Chapter 3 :
love
The greatest of all, the fruit of a great single life
Part Three
The central point of the salvation story is not us – the central point is God, and what He has done and His love for us. We reap the benefits of this awesome loving God, but we are certainly not the heroes. There is nothing in the Bible to show our greatness, only the greatness of God. The death of Christ on the cross showed the greatness of God and Christ because they displayed who gave the greatest love of all – the Father gave His son, and the son gave His life willingly. The whole Gospel clearly shows God as glorious. God is love, indeed. His love for Himself is the starting point of His love for us.*
Some might view this as a particularly strange way of looking at God. As if He has a selfish way of loving. But the point is that God’s glory is exactly where our true joy lies; he created us to find joy in His glory – therefore God’s love for himself and enjoyment of His glory as a central theme is not selfish, because it is the very thing that must be done for us to find joy. If God did not delight and find joy in himself and His glory, we couldn’t possibly have joy (it wouldn’t even exist!). His love for himself overflows to us. If we were the uttermost center of His attention, He would be committing idolatry, and placing mankind as the centerpiece and most important part of the universe.
This kind of belief is humanistic. God must place Himself as the centre and most admired being of the Universe, and so be ‘an example’ so to speak and love Himself as we ought to love Him. This love between the Godhead is joyous and celebratory, pleasurable and glorious. It’s because of this love that we are loved. The love in the Godhead overflows to His creation, much like the strong love of parents for each other will overflow to their strong and committed love to their children. We then can see that God’s love for us is indeed true love. He invites us to share in this glory, this endless and eternal love story of Himself, and not to sit as outsiders. “This is my son, in Him I am well pleased.” God is delighted in His Son, in Himself. Christ’s death on the cross is exactly what opens all this up for us. ‘If indeed we share in His sufferings, so we will also share in His glory.’ (Rom 8:17)
Alrighty, lets just keep this in the back of our minds. I mention it because it’s important for us to know that our lives are for God’s glory and not that He is for ours. It’s important to understand that God is the real only source for true love, that He loves perfectly, and so is all-sufficient. God does not need us to love Him to feel loved. He is not insecure. He finds complete love in himself, and so therefore is able to be an infinite supply of love for us.
This is important, because this is what true love is about.
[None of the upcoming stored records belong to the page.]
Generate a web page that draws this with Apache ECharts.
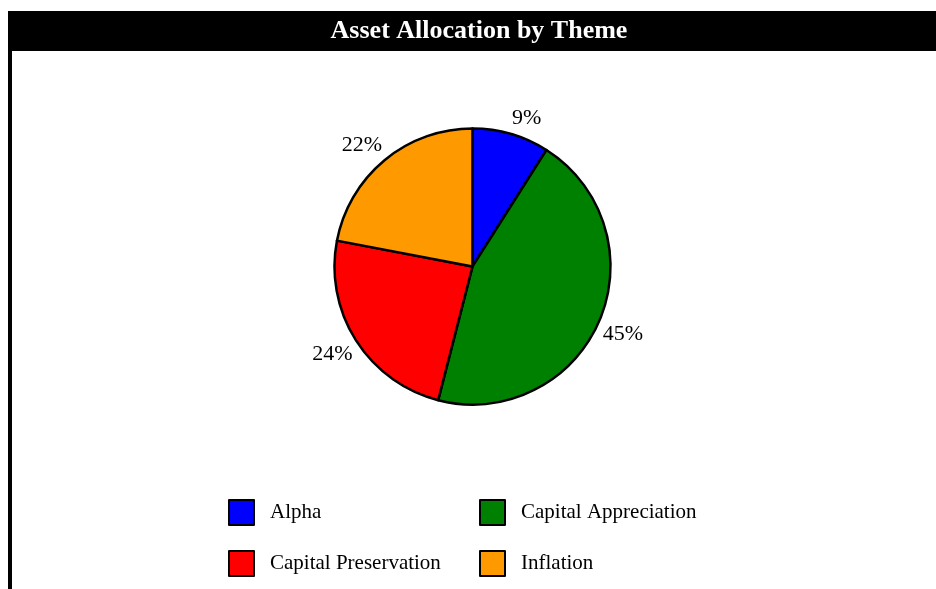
<!DOCTYPE html>
<html>
<head>
<meta charset="utf-8">
<title>Asset Allocation by Theme</title>
<script src="https://cdn.jsdelivr.net/npm/echarts@6/dist/echarts.min.js"></script>
<style>
  html, body { margin: 0; padding: 0; background: #ffffff; }
  #chart { width: 936px; height: 589px; }
</style>
</head>
<body>
<div id="chart"></div>
<script>
// Allocation shares (percent) per investment theme, clockwise from 12 o'clock
const themes = ['Alpha', 'Capital Appreciation', 'Capital Preservation', 'Inflation'];
const shares = [9, 45, 24, 22];
const themeColors = ['#0000ff', '#008000', '#ff0000', '#ff9900'];

// Legend columns
const legendLeftColumn = ['Alpha', 'Capital Preservation'];
const legendRightColumn = ['Capital Appreciation', 'Inflation'];

const SERIF = '"Liberation Serif", "DejaVu Serif", "Times New Roman", serif';
const CENTER = [472.5, 266.5];

const chart = echarts.init(document.getElementById('chart'), null, { renderer: 'canvas' });

const legendBase = {
  orient: 'vertical',
  top: 499,
  padding: 0,
  itemWidth: 25,
  itemHeight: 25,
  itemGap: 24,
  icon: 'rect',
  selectedMode: false,
  itemStyle: { borderColor: '#000000', borderWidth: 2 },
  textStyle: {
    fontFamily: SERIF,
    fontSize: 21,
    color: '#000000',
    padding: [0, 0, 0, 11]
  }
};

chart.setOption({
  animation: false,
  backgroundColor: '#ffffff',
  color: themeColors,
  title: {
    text: 'Asset Allocation by Theme',
    left: 479,
    textAlign: 'center',
    top: 18,
    padding: 0,
    textStyle: {
      fontFamily: SERIF,
      fontSize: 26,
      fontWeight: 'bold',
      color: '#ffffff'
    }
  },
  graphic: [
    // header band
    { type: 'rect', z: -1, shape: { x: 8, y: 11, width: 940, height: 40 }, style: { fill: '#000000' }, silent: true },
    // left frame edge
    { type: 'rect', z: -1, shape: { x: 8, y: 11, width: 4, height: 600 }, style: { fill: '#000000' }, silent: true }
  ],
  legend: [
    Object.assign({}, legendBase, { left: 228, data: legendLeftColumn }),
    Object.assign({}, legendBase, { left: 479, data: legendRightColumn })
  ],
  series: [{
    type: 'pie',
    center: CENTER,
    radius: 138,
    startAngle: 90,
    clockwise: true,
    avoidLabelOverlap: false,
    itemStyle: { borderColor: '#000000', borderWidth: 2.5 },
    emphasis: { disabled: true },
    label: {
      show: true,
      position: 'outside',
      distanceToLabelLine: 0,
      formatter: '{c}%',
      fontFamily: SERIF,
      fontSize: 22,
      lineHeight: 23,
      color: '#000000'
    },
    labelLine: { show: false, length: 4, length2: 0 },
    // labels sit beside the rim: above the centre they rest on the anchor, below they hang from it
    labelLayout: function (p) {
      const midY = p.labelRect.y + p.labelRect.height / 2;
      return { verticalAlign: midY < CENTER[1] ? 'bottom' : 'top' };
    },
    data: themes.map((name, i) => ({ name: name, value: shares[i] }))
  }]
});
</script>
</body>
</html>
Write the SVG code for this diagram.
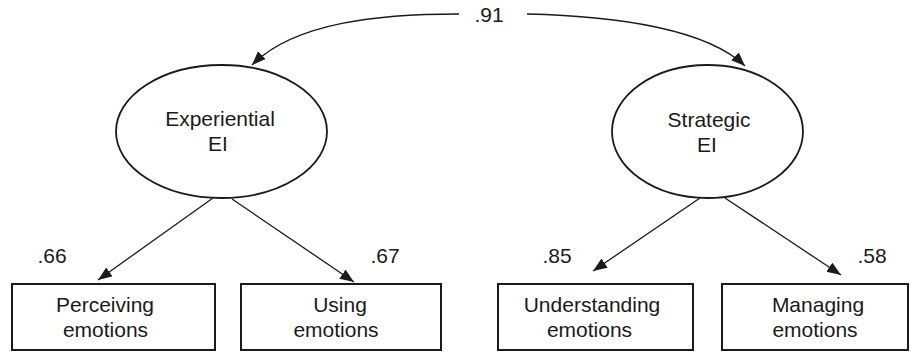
<svg xmlns="http://www.w3.org/2000/svg" width="911" height="352" viewBox="0 0 911 352">
<style>
  .lat { fill: #fff; stroke: #1a1a1a; stroke-width: 1.8; }
  .obs { fill: #fff; stroke: #1a1a1a; stroke-width: 2; }
  .t { font-family: "Liberation Sans", Arial, sans-serif; font-size: 21px; fill: #1a1a1a; text-anchor: middle; }
  .c { fill: none; stroke: #1a1a1a; stroke-width: 1.3; marker-end: url(#ah); }
</style>
<defs>
  <marker id="ah" markerUnits="userSpaceOnUse" markerWidth="15" markerHeight="12" refX="14" refY="5.5" orient="auto">
    <path d="M0,0 L14,5.5 L0,11 z" fill="#1a1a1a"/>
  </marker>
</defs>
<g id="connectors">
  <path class="c" d="M459,14 C380,14 295,22 252,65"/>
  <path class="c" d="M527,14 C620,16 708,30 745,66"/>
  <path class="c" d="M213,198 L98,280"/>
  <path class="c" d="M232,199 L354,282"/>
  <path class="c" d="M700,198 L593,271"/>
  <path class="c" d="M725,198 L841,275"/>
  <text class="t" x="489" y="22">.91</text>
  <text class="t" x="52" y="263">.66</text>
  <text class="t" x="385" y="263">.67</text>
  <text class="t" x="557" y="263">.85</text>
  <text class="t" x="872" y="263">.58</text>
</g>
<g id="experiential">
  <ellipse class="lat" cx="221.5" cy="131.5" rx="105.5" ry="66.5"/>
  <text class="t" x="220" y="126">Experiential</text>
  <text class="t" x="218" y="151">EI</text>
</g>
<g id="strategic">
  <ellipse class="lat" cx="707.5" cy="131.5" rx="95.5" ry="66.5"/>
  <text class="t" x="709" y="127">Strategic</text>
  <text class="t" x="707" y="152">EI</text>
</g>
<g id="perceiving">
  <rect class="obs" x="12" y="284" width="203" height="66"/>
  <text class="t" x="105" y="312">Perceiving</text>
  <text class="t" x="105.5" y="337">emotions</text>
</g>
<g id="using">
  <rect class="obs" x="241" y="284" width="200" height="66"/>
  <text class="t" x="340" y="312">Using</text>
  <text class="t" x="336" y="337">emotions</text>
</g>
<g id="understanding">
  <rect class="obs" x="498" y="284" width="195" height="66"/>
  <text class="t" x="592" y="312">Understanding</text>
  <text class="t" x="589.5" y="337">emotions</text>
</g>
<g id="managing">
  <rect class="obs" x="722" y="284" width="186" height="66"/>
  <text class="t" x="818" y="312">Managing</text>
  <text class="t" x="815" y="337">emotions</text>
</g>
</svg>
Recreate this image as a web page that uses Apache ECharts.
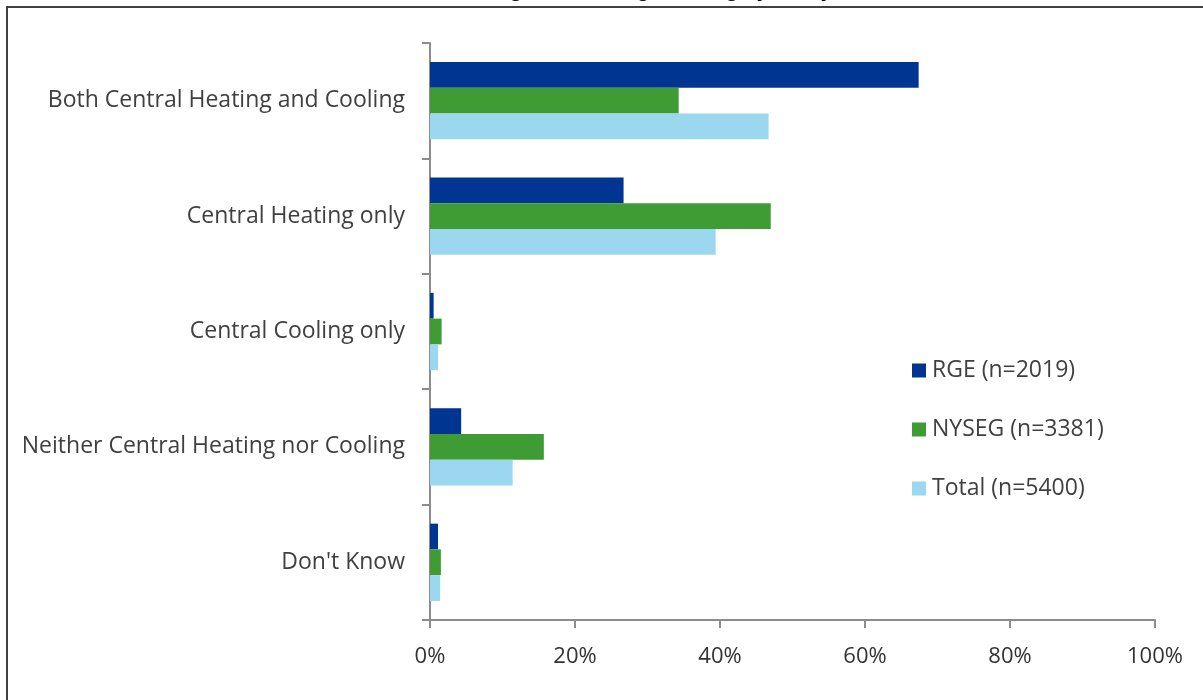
<!DOCTYPE html>
<html>
<head>
<meta charset="utf-8">
<script src="https://cdn.jsdelivr.net/npm/echarts@6/dist/echarts.min.js"></script>
<style>
  html, body { margin: 0; padding: 0; background: #fff; }
  #chart { width: 1203px; height: 700px; }
</style>
</head>
<body>
<div id="chart"></div>
<script>
const categories = [
  'Both Central Heating and Cooling',
  'Central Heating only',
  'Central Cooling only',
  'Neither Central Heating nor Cooling',
  "Don't Know",
];
const seriesNames = ['RGE (n=2019)', 'NYSEG (n=3381)', 'Total (n=5400)'];
const rgeValues = [67.4, 26.7, 0.5, 4.3, 1.1];
const nysegValues = [34.3, 47.0, 1.6, 15.7, 1.5];
const totalValues = [46.7, 39.4, 1.1, 11.4, 1.4];
const colors = ['#003591', '#3f9c35', '#9bd7ef'];

const chart = echarts.init(document.getElementById('chart'));

const makeSeries = (name, data, color) => ({
  name,
  type: 'bar',
  data,
  barGap: '0%',
  barCategoryGap: '33%',
  itemStyle: { color },
  emphasis: { disabled: true },
});

chart.setOption({
  animation: false,
  color: colors,
  graphic: [
    {
      type: 'rect',
      shape: { x: 7, y: 7, width: 1400, height: 900 },
      style: { fill: 'none', stroke: '#404040', lineWidth: 2 },
      silent: true,
    },
    {
      type: 'text',
      left: 'center',
      top: -19,
      style: {
        text: 'Central Heating and Cooling, Heating by Utility',
        font: 'italic bold 21px "Liberation Sans", sans-serif',
        fill: '#000',
      },
    },
  ],
  legend: {
    orient: 'vertical',
    left: 907,
    top: 354,
    itemWidth: 14,
    itemHeight: 14,
    itemGap: 36,
    icon: 'rect',
    textStyle: { fontSize: 23, color: '#404040', fontFamily: 'Open Sans', padding: [0, 0, 0, 1] },
    data: seriesNames,
  },
  grid: { left: 430, right: 48, top: 43, bottom: 80, containLabel: false },
  xAxis: {
    type: 'value',
    min: 0,
    max: 100,
    interval: 20,
    axisLine: { show: true, lineStyle: { color: '#8c8c8c', width: 2 } },
    axisTick: { show: true, length: 8, lineStyle: { color: '#8c8c8c', width: 2 } },
    splitLine: { show: false },
    axisLabel: {
      formatter: '{value}%',
      fontSize: 22,
      color: '#333',
      fontFamily: '"Liberation Sans Narrow", "Open Sans", sans-serif',
      margin: 26,
    },
  },
  yAxis: {
    type: 'category',
    inverse: true,
    data: categories,
    axisLine: { show: true, lineStyle: { color: '#8c8c8c', width: 2 } },
    axisTick: { show: true, length: 8, lineStyle: { color: '#8c8c8c', width: 2 } },
    axisLabel: {
      fontSize: 23,
      color: '#404040',
      fontFamily: 'Open Sans',
      margin: 25,
      padding: [4, 0, 0, 0],
    },
  },
  series: [
    makeSeries(seriesNames[0], rgeValues, colors[0]),
    makeSeries(seriesNames[1], nysegValues, colors[1]),
    makeSeries(seriesNames[2], totalValues, colors[2]),
  ],
});
</script>
</body>
</html>
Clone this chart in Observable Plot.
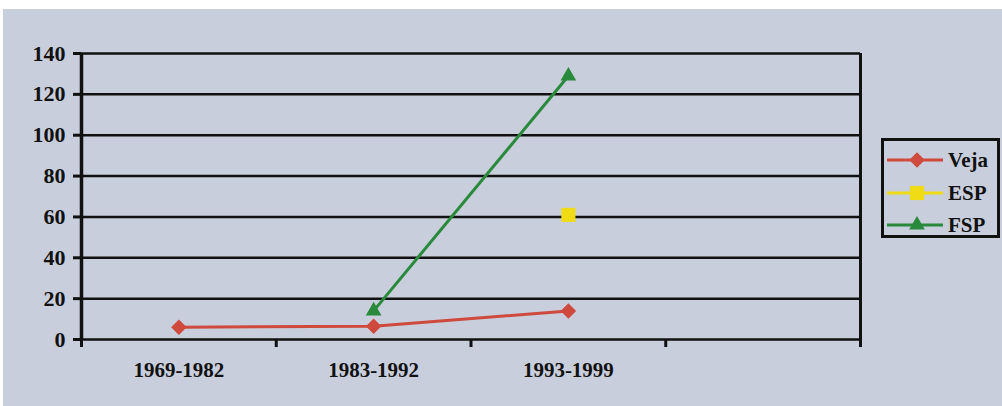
<!DOCTYPE html>
<html>
<head>
<meta charset="utf-8">
<script src="https://cdn.jsdelivr.net/npm/d3@7"></script>
<script src="https://cdn.jsdelivr.net/npm/@observablehq/plot@0.6"></script>
<style>
  html, body { margin: 0; padding: 0; background: #ffffff; width: 1002px; height: 406px; overflow: hidden; }
  #bg { position: absolute; left: 3px; top: 9px; width: 999px; height: 397px; background: #c8cedc; }
  #chart { position: absolute; left: 0; top: 0; }
  #legend { position: absolute; left: 881px; top: 138px; width: 113px; height: 94px; border: 3px solid #111; font-family: "Liberation Serif", serif; font-weight: bold; font-size: 21px; color: #111; }
  .item { position: absolute; left: 3px; height: 20px; display: flex; align-items: center; }
  .item svg { display: block; }
  .item span { margin-left: 3px; }
</style>
</head>
<body>
<div id="bg"></div>
<div id="chart"></div>
<div id="legend"></div>
<script>
const categories = ["1969-1982", "1983-1992", "1993-1999"];
const seriesNames = ["Veja", "ESP", "FSP"];
const veja = [6, 6.5, 14];
const esp = [null, null, 61];
const fsp = [null, 14, 129];
const yTicks = [0, 20, 40, 60, 80, 100, 120, 140];

const colors = { Veja: "#cf4a3c", ESP: "#f0dc14", FSP: "#2a8a3c" };
const symbols = { Veja: "diamond2", ESP: "square2", FSP: "triangle2" };
const radii = { Veja: 7, ESP: 9, FSP: 7.5 };

const valuesBySeries = { Veja: veja, ESP: esp, FSP: fsp };
const rows = [];
for (const s of seriesNames) {
  valuesBySeries[s].forEach((v, i) => {
    if (v != null) rows.push({ series: s, x: i + 0.5, y: v, cat: categories[i] });
  });
}

const font = "'Liberation Serif', 'Times New Roman', serif";

const marks = [
  Plot.ruleY(yTicks, { stroke: "#111", strokeWidth: 2.5 }),
  Plot.ruleX([4], { y1: 0, y2: 140, stroke: "#111", strokeWidth: 3 }),
  Plot.axisY({ ticks: yTicks, tickSize: 8, tickPadding: 8, strokeWidth: 3, stroke: "#111", fill: "#111", fontSize: 22, fontWeight: "bold", fontFamily: font, label: null }),
  Plot.axisX({ ticks: [0, 1, 2, 3, 4], tickSize: 8, tickFormat: () => "", strokeWidth: 3, stroke: "#111", label: null }),
  Plot.axisX({ ticks: [0.5, 1.5, 2.5], tickSize: 0, tickPadding: 23, tickFormat: d => categories[Math.round(d - 0.5)], fill: "#111", fontSize: 21, fontWeight: "bold", fontFamily: font, label: null }),
  Plot.ruleX([0], { y1: 0, y2: 140, stroke: "#111", strokeWidth: 3.5 })
];
for (const s of seriesNames) {
  const data = rows.filter(r => r.series === s);
  if (data.length > 1) marks.push(Plot.line(data, { x: "x", y: "y", stroke: colors[s], strokeWidth: 3 }));
  marks.push(Plot.dot(data, { x: "x", y: "y", symbol: () => symbols[s], r: radii[s], fill: colors[s], stroke: "none" }));
}

const chart = Plot.plot({
  width: 1002,
  height: 406,
  marginLeft: 81,
  marginRight: 142,
  marginTop: 53,
  marginBottom: 67,
  style: { background: "transparent", fontFamily: font, color: "#111", overflow: "visible" },
  x: { type: "linear", domain: [0, 4] },
  y: { domain: [0, 140] },
  marks
});
document.getElementById("chart").appendChild(chart);

// legend
const legend = document.getElementById("legend");
const legendTops = [9, 42, 74];
seriesNames.forEach((s, i) => {
  const item = document.createElement("div");
  item.className = "item";
  item.style.top = legendTops[i] + "px";
  const sw = d3.create("svg").attr("width", 58).attr("height", 20);
  sw.append("line").attr("x1", 0).attr("x2", 56).attr("y1", 10).attr("y2", 10).attr("stroke", colors[s]).attr("stroke-width", 3);
  const symType = { Veja: d3.symbolDiamond2, ESP: d3.symbolSquare2, FSP: d3.symbolTriangle2 }[s];
  sw.append("path").attr("transform", "translate(30,10)").attr("d", d3.symbol(symType, Math.PI * radii[s] * radii[s])()).attr("fill", colors[s]);
  item.appendChild(sw.node());
  const label = document.createElement("span");
  label.textContent = s;
  item.appendChild(label);
  legend.appendChild(item);
});
</script>
</body>
</html>
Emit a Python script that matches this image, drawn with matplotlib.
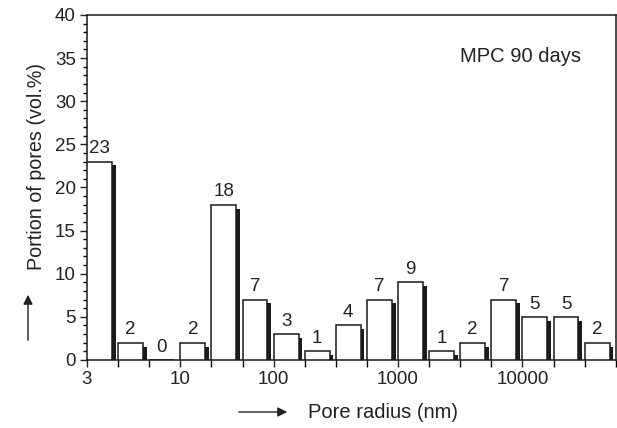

True love is a looking away from ourselves and our selfishness and looking to God instead. True love is this because only by looking to God do we actually love properly. This is what we started discussing in chapter two – the Kingdom of God frees us to love properly and with gladness. God is the very definition of love and goodness – therefore let us go to Him to find out about it. Only He can cause us to love perfectly as He loves.
* For a more detailed and scriptural idea of this I would recommend you read John Piper, The Pleasures of God. This is a running theme throughout the book which I think he can explain a lot better than me!